Non a caso, proprio su questi due aspetti si concentrano le critiche più serrate mosse da Krahl alla Teoria critica di prima e seconda generazione, leggasi Adorno e Habermas. Il primo imbrigliato dentro un «concetto dialettico di negazione» che lo «allontanava sempre di più dalla necessità storica di una oggettiva partigianeria del pensiero» (p. 67), tanto da condurre l’autore della Dialettica negativa in un rovesciamento dei presupposti stessi della teoria critica, ormai indistinguibile dalla teoria tradizionale (p. 70, «la sua [di Adorno] teoria è una figura invecchiata della ragione nella storia»). Il secondo, prigioniero di un neo-kantismo che lo conduce a elaborare un concetto di «prassi» in cui risulta impossibile la costruzione di quel «movimento reale» che, nelle intenzioni di Marx, si pone come obiettivo l’abolizione dello stato di cose presente («la miseria della teoria critica sta nella sua incapacità di porre la questione organizzativa. Pare che questa incapacità sia definitivamente oggettivata in Habermas, sfociando nell’ingenua proclamazione dell’unità di teoria e prassi nella strategia di un’alleanza liberale», p. 64).

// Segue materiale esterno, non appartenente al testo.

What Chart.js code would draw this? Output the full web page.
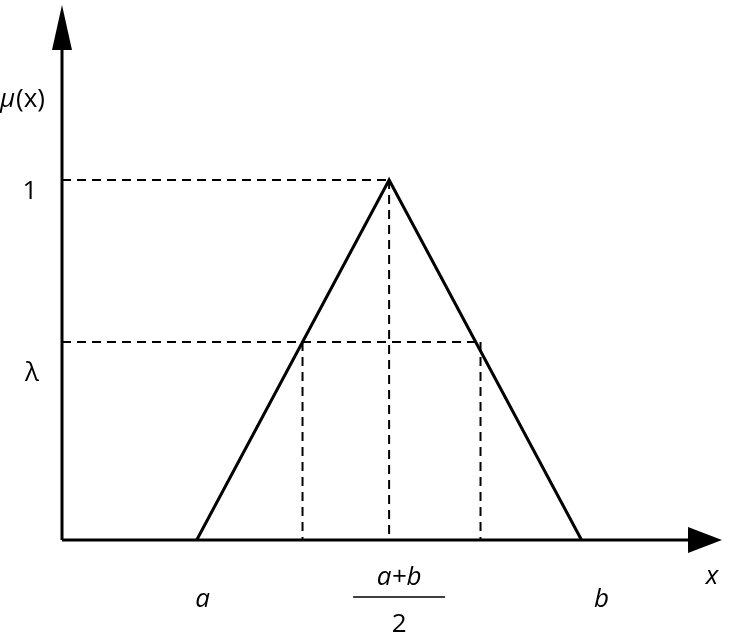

Queste dure critiche, sommate alla precoce scomparsa, hanno finora relegato Krahl ai margini della Teoria critica «ufficiale», come ricordano Martino e Raparelli nella loro densa e ricca Introduzione e come sottolinea Detlev Claussen nella Postfazione che chiude il volume. Gli sviluppi teorici degli ultimi due decenni ricordano che proprio dai margini (geografici, culturali, temporali ecc.) provengono le intuizioni più utili per un’analisi del tempo presente che sia in grado di coniugare intelligibilità del reale e sua trasformazione. Il lavoro di scavo, recupero, e rimessa a disposizione delle riflessioni di Krahl appare, in questo contesto, ancora più utile e necessario.

Se da una parte, infatti, Krahl non ha avuto il tempo di rispondere a molti degli interrogativi che ha sollevato, dall’altra proprio «nell’elaborazione delle giuste domande è possibile avviare una ricerca fondamentale per tutti coloro che non smettono di desiderare la trasformazione radicale dell’esistente» (Martino, Raparelli, p. 19). In questo Krahl è stato e continua a essere un maestro.